The adjustable switch has been blinking today. It does that if I've unpluged it from blanket but not the wall. I thought I'd bumped it getting up and down. I've reset it by unplugging it then plugging it back in and it would be fine for a while.

I just noticed the cord almost snapped off right where it goes into the adjustable switch. It was just hanging on by a wire.

Would that have shocked me if I had touched the wires accidently?

Its about 7 yrs old and so cozy I'd buy another but not if this could happen again and shock me.


----------



## oh'mike (Sep 18, 2009)

A picture of the wire would help---also--does it have a transformer?


----------



## Startingover (Apr 18, 2012)




----------



## oh'mike (Sep 18, 2009)

does it have a plug in transformer or does it work with batteries?


----------



## Startingover (Apr 18, 2012)

It plugs into the wall just like a big electric blanket or a heating pad.
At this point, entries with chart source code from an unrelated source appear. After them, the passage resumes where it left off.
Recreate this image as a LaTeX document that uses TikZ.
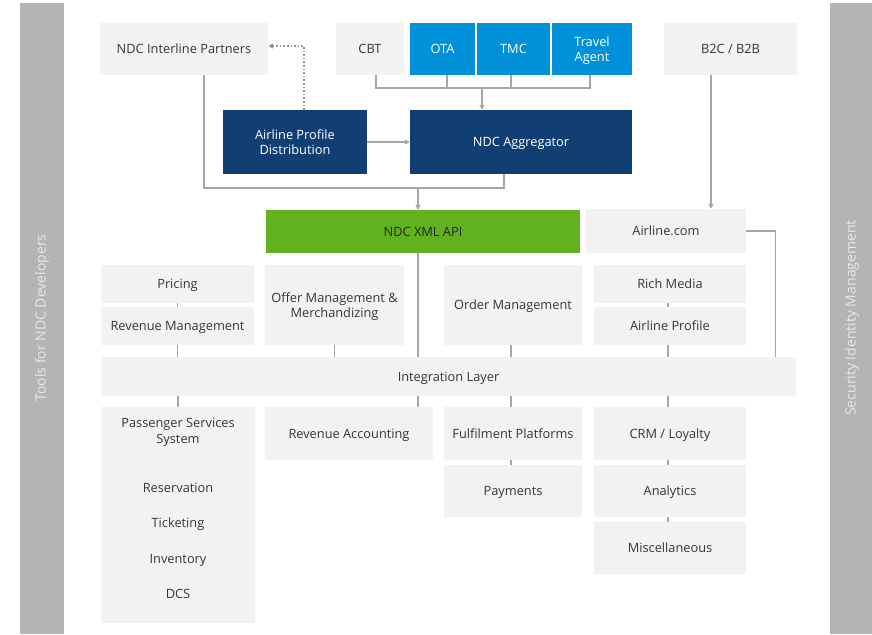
\documentclass[tikz,border=0pt]{standalone}
\usepackage{fontspec}
\setmainfont{Open Sans}
\usetikzlibrary{arrows.meta}
\definecolor{boxgray}{HTML}{F2F2F2}
\definecolor{bargray}{HTML}{B4B4B4}
\definecolor{bartext}{HTML}{E8E8E8}
\definecolor{navy}{HTML}{123F73}
\definecolor{skyblue}{HTML}{0091DA}
\definecolor{apigreen}{HTML}{62B11E}
\definecolor{linegray}{HTML}{A6A6A6}
\definecolor{inkgray}{HTML}{363636}
\tikzset{
  box/.style={fill=boxgray,text=inkgray,inner sep=0pt,align=center,text depth=0pt,font=\fontsize{12.8}{15.5}\selectfont},
  darkbox/.style={box,fill=navy,text=white},
  bluebox/.style={box,fill=skyblue,text=white},
  sz/.style 2 args={minimum width=#1pt,minimum height=#2pt},
  link/.style={draw=linegray,line width=1.2pt},
  tip/.style={link,-{Triangle[length=5pt,width=5pt]}},
}
\begin{document}
\begin{tikzpicture}[x=1pt,y=-1pt]
		\useasboundingbox (0,0) rectangle (872,634);
		% side bars
		\fill[bargray] (20,3) rectangle (64,634);
		\fill[bargray] (830,3) rectangle (872,634);
		\node[rotate=90,text=bartext,font=\fontsize{14}{16}\selectfont] (tools) at (42,318) {Tools for NDC Developers};
		\node[rotate=90,text=bartext,font=\fontsize{14}{16}\selectfont] (secid) at (852,318) {Security Identity Management};
		% channels
		\node[box,sz={168}{52}] (nip) at (184,49) {NDC Interline Partners};
		\node[box,sz={68}{52}] (cbt) at (370,49) {CBT};
		\node[bluebox,sz={65}{52}] (ota) at (442.5,49) {OTA};
		\node[bluebox,sz={73}{52}] (tmc) at (513.5,49) {TMC};
		\node[bluebox,sz={80}{52}] (ta) at (592,49) {Travel\\Agent};
		\node[box,sz={133}{52}] (b2c) at (730.5,49) {B2C / B2B};
		\node[darkbox,sz={144}{64}] (apd) at (295,142) {Airline Profile\\Distribution};
		\node[darkbox,sz={222}{64}] (agg) at (521,142) {NDC Aggregator};
		\node[box,fill=apigreen,text=black!85,sz={314}{43}] (api) at (423,231.5) {NDC XML API};
		\node[box,sz={160}{44}] (acom) at (666,231) {Airline.com};
		% upper modules
		\node[box,sz={153}{38}] (pricing) at (177.5,284) {Pricing};
		\node[box,sz={153}{38}] (revm) at (177.5,326) {Revenue Management};
		\node[box,sz={139}{80}] (offer) at (334.5,305) {Offer Management \&\\Merchandizing};
		\node[box,sz={138}{80}] (order) at (513,305) {Order Management};
		\node[box,sz={152}{38}] (rich) at (670,284) {Rich Media};
		\node[box,sz={152}{38}] (aprof) at (670,326) {Airline Profile};
		\node[box,sz={695}{39}] (integ) at (448.5,376.5) {Integration Layer};
		% lower modules
		\node[box,sz={154}{216}] (pss) at (178,515) {};
		\node[box,fill=none] (psst) at (178,431) {Passenger Services\\System};
		\node[box,fill=none] (resv) at (178,488) {Reservation};
		\node[box,fill=none] (tick) at (178,523) {Ticketing};
		\node[box,fill=none] (inv) at (178,559) {Inventory};
		\node[box,fill=none] (dcs) at (178,594) {DCS};
		\node[box,sz={168}{53}] (revacc) at (349,433.5) {Revenue Accounting};
		\node[box,sz={138}{53}] (fulfil) at (513,433.5) {Fulfilment Platforms};
		\node[box,sz={138}{52}] (pay) at (513,491) {Payments};
		\node[box,sz={152}{53}] (crm) at (670,433.5) {CRM / Loyalty};
		\node[box,sz={152}{52}] (anal) at (670,491) {Analytics};
		\node[box,sz={152}{52}] (misc) at (670,548) {Miscellaneous};
		% connectors
		\coordinate (bus) at (482,88);
		\coordinate (join) at (418,188);
		\draw[link] ([xshift=6pt]cbt.south) |- ([xshift=-2pt]ta.south |- bus) -- ([xshift=-2pt]ta.south);
		\draw[link] ([xshift=4.5pt]ota.south) -- ([xshift=4.5pt]ota.south |- bus);
		\draw[link] ([xshift=-2.5pt]tmc.south) -- ([xshift=-2.5pt]tmc.south |- bus);
		\draw[tip] (bus) -- (bus |- agg.north);
		\draw[tip] (apd.east) -- (agg.west);
		\draw[link,line width=1.6pt,dotted,draw=linegray!90!black,-{Triangle[length=5pt,width=5pt]}] ([xshift=9pt]apd.north) |- ([yshift=3pt]nip.east);
		\draw[link] ([xshift=20pt]nip.south) |- (join) -| ([xshift=-17pt]agg.south);
		\draw[tip] (join) -- (join |- api.north);
		\draw[tip] ([xshift=-19.5pt]b2c.south) -- ([xshift=-19.5pt]b2c.south |- acom.north);
		\draw[link] (acom.east) -| ([xshift=-21pt]integ.north east);
		\draw[link] (join |- api.south) -- (join |- integ.north);
		\draw[link] (join |- integ.south) -- (join |- revacc.north);
		\draw[link] (pricing.south) -- (revm.north);
		\draw[link] (revm.south) -- (revm.south |- integ.north);
		\draw[link] (offer.south) -- (offer.south |- integ.north);
		\draw[link] ([xshift=-2pt]order.south) -- ([xshift=-2pt]order.south |- integ.north);
		\draw[link] ([xshift=-2pt]rich.south) -- ([xshift=-2pt]aprof.north);
		\draw[link] ([xshift=-2pt]aprof.south) -- ([xshift=-2pt]aprof.south |- integ.north);
		\draw[link] (pss.north |- integ.south) -- (pss.north);
		\draw[link] ([xshift=-2pt]fulfil.north |- integ.south) -- ([xshift=-2pt]fulfil.north);
		\draw[link] ([xshift=-2pt]crm.north |- integ.south) -- ([xshift=-2pt]crm.north);
		\draw[link] ([xshift=-2pt]fulfil.south) -- ([xshift=-2pt]pay.north);
		\draw[link] ([xshift=-2pt]crm.south) -- ([xshift=-2pt]anal.north);
		\draw[link] ([xshift=-2pt]anal.south) -- ([xshift=-2pt]misc.north);
	\end{tikzpicture}
\end{document}
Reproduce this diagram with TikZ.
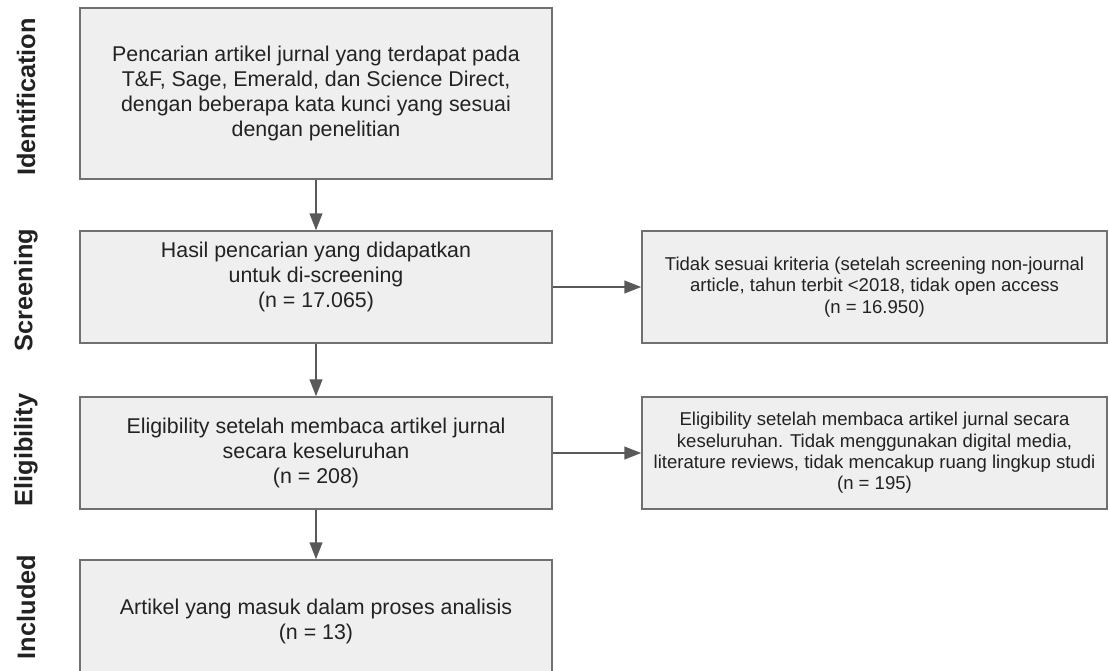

(I didn't know what a transformer was)


----------



## oh'mike (Sep 18, 2009)

You cell phone uses a transformer---does the plug have a box or something that will change the 110 volt wall current into ,safer, 12Volt ? If the unit runs off of 110 volt (I doubt it) then the broken cord would be very dangerous--

If the current is changed (transformed)into low voltage--then the broken cord will not be likely to zap you---

The control box should be able to be opened--so the wires can be reattached properly--


----------



## IslandGuy (Jan 30, 2014)

That heated throw is just a smaller version of an electric blanket. 120 volts, no transformer, no batteries. Yes, those exposed wires could shock you.


----------



## Marqed97 (Mar 19, 2011)

Yep. I have the exact same cord on our electric blanket. Can probably buy it on its own. That one looks to be completely toast and I would throw it out. 

In fact I think I have 2 of those cords with the control on it around here. If you were close I'd tell you to come take them off my hands!


----------



## Startingover (Apr 18, 2012)

I'll contact Co. for replacement cord. Thanks for the idea!

Marqed, very kind offer if we lived closer.

Must be design flaw since I don't use it much and am careful with it.


----------